Goal of the exercise: Reproduce the listing below from the line with "Rebuild this chart" to the line with "ax.text(xi, v +", both lines included, character for character, minus any pictures.

Data listing:

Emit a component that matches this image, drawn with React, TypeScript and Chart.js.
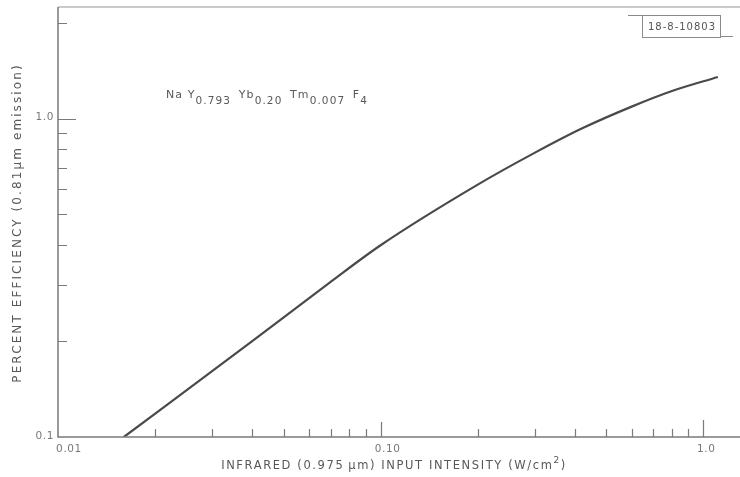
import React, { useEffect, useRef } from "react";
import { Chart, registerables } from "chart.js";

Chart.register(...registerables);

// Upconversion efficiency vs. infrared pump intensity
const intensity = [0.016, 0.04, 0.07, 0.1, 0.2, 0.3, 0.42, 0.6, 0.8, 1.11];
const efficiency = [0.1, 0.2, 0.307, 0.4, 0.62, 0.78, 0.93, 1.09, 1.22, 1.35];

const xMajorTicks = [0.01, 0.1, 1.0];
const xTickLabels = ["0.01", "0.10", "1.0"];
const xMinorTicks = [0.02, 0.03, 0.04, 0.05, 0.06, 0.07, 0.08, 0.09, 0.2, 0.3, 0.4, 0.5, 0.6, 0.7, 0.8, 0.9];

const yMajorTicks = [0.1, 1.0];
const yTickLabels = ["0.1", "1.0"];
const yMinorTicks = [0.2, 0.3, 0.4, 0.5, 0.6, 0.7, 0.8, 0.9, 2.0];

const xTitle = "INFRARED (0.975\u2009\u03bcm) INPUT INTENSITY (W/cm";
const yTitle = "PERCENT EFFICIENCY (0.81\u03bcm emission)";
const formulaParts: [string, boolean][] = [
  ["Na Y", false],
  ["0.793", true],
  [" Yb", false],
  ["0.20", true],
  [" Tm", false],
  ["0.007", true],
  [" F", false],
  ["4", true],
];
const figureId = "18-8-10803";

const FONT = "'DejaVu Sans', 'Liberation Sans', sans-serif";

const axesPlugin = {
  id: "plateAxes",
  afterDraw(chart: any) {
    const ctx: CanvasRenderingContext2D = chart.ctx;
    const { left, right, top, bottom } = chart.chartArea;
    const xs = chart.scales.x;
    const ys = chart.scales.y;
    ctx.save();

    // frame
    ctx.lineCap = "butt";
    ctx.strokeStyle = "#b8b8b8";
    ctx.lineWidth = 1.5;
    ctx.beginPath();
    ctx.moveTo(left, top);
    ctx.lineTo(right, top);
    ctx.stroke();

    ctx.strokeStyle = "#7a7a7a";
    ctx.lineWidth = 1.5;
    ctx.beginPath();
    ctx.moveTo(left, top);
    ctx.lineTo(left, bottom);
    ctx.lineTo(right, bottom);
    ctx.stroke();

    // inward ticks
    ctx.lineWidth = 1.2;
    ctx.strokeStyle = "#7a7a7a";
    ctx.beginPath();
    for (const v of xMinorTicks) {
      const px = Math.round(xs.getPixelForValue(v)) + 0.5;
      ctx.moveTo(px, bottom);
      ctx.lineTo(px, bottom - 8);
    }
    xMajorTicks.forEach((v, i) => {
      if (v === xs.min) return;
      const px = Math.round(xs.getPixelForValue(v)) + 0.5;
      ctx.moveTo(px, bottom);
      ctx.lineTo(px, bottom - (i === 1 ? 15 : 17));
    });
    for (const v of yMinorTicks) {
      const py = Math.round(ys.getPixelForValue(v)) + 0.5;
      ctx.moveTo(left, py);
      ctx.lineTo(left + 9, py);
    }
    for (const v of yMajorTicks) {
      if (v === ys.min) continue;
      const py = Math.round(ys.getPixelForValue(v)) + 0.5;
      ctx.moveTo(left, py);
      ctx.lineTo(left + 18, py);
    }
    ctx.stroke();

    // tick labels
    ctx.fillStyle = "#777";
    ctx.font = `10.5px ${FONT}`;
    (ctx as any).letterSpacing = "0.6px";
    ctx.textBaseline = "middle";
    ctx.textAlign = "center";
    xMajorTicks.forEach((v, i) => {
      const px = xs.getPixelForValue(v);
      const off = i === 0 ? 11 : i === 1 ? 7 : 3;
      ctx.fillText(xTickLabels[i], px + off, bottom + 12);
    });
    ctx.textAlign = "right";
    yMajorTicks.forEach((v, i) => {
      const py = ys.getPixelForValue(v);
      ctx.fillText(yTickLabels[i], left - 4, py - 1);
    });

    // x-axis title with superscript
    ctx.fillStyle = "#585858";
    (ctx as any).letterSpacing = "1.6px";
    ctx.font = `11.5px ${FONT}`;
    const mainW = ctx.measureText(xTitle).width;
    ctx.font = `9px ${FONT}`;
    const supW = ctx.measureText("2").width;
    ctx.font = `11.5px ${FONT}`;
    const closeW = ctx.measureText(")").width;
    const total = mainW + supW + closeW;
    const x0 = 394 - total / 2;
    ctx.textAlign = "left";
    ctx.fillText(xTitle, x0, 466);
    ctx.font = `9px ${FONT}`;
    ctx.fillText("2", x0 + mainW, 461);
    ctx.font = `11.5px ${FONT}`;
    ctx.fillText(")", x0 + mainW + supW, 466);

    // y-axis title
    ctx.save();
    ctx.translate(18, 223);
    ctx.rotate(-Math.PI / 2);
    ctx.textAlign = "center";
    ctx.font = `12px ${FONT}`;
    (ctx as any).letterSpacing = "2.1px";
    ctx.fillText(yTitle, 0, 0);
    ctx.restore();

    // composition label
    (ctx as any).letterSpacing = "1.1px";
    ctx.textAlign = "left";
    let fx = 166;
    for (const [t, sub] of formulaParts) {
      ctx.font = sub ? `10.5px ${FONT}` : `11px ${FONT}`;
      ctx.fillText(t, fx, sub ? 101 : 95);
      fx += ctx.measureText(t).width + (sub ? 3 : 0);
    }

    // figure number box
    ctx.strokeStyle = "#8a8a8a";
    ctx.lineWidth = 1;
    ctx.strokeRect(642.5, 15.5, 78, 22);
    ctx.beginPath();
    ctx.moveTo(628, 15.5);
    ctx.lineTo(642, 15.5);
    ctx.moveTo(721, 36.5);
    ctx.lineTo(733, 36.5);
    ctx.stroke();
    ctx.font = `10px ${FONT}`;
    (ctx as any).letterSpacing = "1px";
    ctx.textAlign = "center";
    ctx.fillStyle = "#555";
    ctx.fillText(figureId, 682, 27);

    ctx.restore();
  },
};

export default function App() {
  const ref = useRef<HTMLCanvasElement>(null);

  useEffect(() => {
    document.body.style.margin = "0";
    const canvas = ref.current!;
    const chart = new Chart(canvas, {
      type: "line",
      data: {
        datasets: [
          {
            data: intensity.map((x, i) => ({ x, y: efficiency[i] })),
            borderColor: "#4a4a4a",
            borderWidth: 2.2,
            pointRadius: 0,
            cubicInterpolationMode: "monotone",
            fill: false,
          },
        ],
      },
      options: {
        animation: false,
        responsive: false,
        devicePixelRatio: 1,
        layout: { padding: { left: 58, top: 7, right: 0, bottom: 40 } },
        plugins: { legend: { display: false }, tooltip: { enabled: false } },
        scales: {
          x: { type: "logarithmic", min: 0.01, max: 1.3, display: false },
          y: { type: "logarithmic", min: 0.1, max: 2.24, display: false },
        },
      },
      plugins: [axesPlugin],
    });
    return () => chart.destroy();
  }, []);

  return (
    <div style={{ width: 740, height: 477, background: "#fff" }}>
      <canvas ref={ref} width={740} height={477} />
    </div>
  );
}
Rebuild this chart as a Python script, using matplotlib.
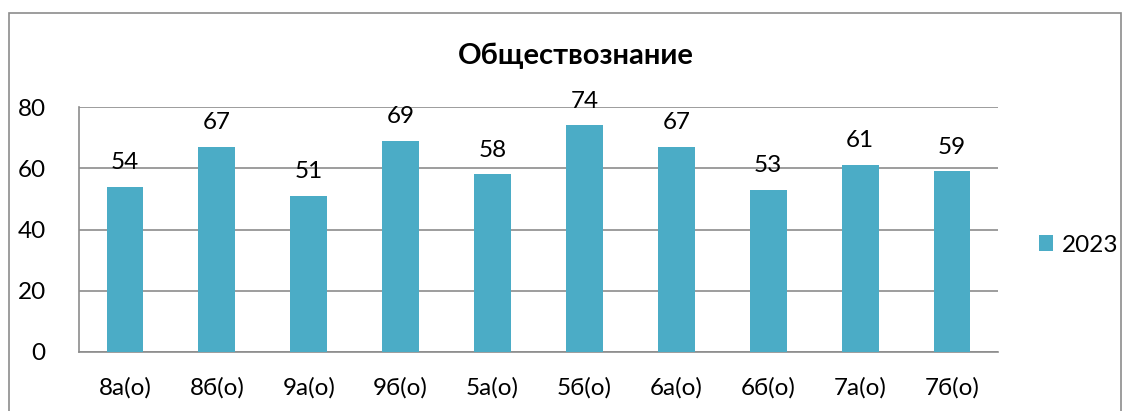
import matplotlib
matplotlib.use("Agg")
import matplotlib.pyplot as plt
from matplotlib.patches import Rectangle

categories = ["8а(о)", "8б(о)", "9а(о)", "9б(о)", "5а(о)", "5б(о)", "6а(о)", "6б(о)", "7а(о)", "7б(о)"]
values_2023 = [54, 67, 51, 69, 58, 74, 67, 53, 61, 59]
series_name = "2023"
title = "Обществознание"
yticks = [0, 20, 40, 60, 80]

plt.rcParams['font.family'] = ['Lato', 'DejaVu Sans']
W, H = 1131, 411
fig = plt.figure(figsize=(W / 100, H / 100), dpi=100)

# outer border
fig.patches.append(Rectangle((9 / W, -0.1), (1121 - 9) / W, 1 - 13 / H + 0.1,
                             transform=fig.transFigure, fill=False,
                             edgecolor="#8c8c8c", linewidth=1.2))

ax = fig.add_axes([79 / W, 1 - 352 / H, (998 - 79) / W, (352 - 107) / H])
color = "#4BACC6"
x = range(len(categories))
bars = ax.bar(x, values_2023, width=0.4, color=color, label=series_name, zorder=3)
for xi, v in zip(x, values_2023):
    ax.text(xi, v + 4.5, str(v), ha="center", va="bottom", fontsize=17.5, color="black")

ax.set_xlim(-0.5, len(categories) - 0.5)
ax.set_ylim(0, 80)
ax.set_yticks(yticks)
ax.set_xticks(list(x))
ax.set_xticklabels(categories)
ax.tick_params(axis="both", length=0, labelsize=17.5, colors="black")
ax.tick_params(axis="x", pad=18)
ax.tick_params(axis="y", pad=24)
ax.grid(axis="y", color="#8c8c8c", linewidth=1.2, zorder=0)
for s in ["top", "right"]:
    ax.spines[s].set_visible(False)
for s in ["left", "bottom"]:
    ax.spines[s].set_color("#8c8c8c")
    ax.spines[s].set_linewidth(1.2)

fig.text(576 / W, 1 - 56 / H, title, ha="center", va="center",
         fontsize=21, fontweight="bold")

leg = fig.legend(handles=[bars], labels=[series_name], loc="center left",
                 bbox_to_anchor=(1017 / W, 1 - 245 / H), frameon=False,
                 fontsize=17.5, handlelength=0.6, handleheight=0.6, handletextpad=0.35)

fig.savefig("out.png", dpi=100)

Written reply:
Rebuild this chart as a Python script, using matplotlib.
import matplotlib
matplotlib.use("Agg")
import matplotlib.pyplot as plt
from matplotlib.patches import Rectangle

categories = ["8а(о)", "8б(о)", "9а(о)", "9б(о)", "5а(о)", "5б(о)", "6а(о)", "6б(о)", "7а(о)", "7б(о)"]
values_2023 = [54, 67, 51, 69, 58, 74, 67, 53, 61, 59]
series_name = "2023"
title = "Обществознание"
yticks = [0, 20, 40, 60, 80]

plt.rcParams['font.family'] = ['Lato', 'DejaVu Sans']
W, H = 1131, 411
fig = plt.figure(figsize=(W / 100, H / 100), dpi=100)

# outer border
fig.patches.append(Rectangle((9 / W, -0.1), (1121 - 9) / W, 1 - 13 / H + 0.1,
                             transform=fig.transFigure, fill=False,
                             edgecolor="#8c8c8c", linewidth=1.2))

ax = fig.add_axes([79 / W, 1 - 352 / H, (998 - 79) / W, (352 - 107) / H])
color = "#4BACC6"
x = range(len(categories))
bars = ax.bar(x, values_2023, width=0.4, color=color, label=series_name, zorder=3)
for xi, v in zip(x, values_2023):
    ax.text(xi, v + 4.5, str(v), ha="center", va="bottom", fontsize=17.5, color="black")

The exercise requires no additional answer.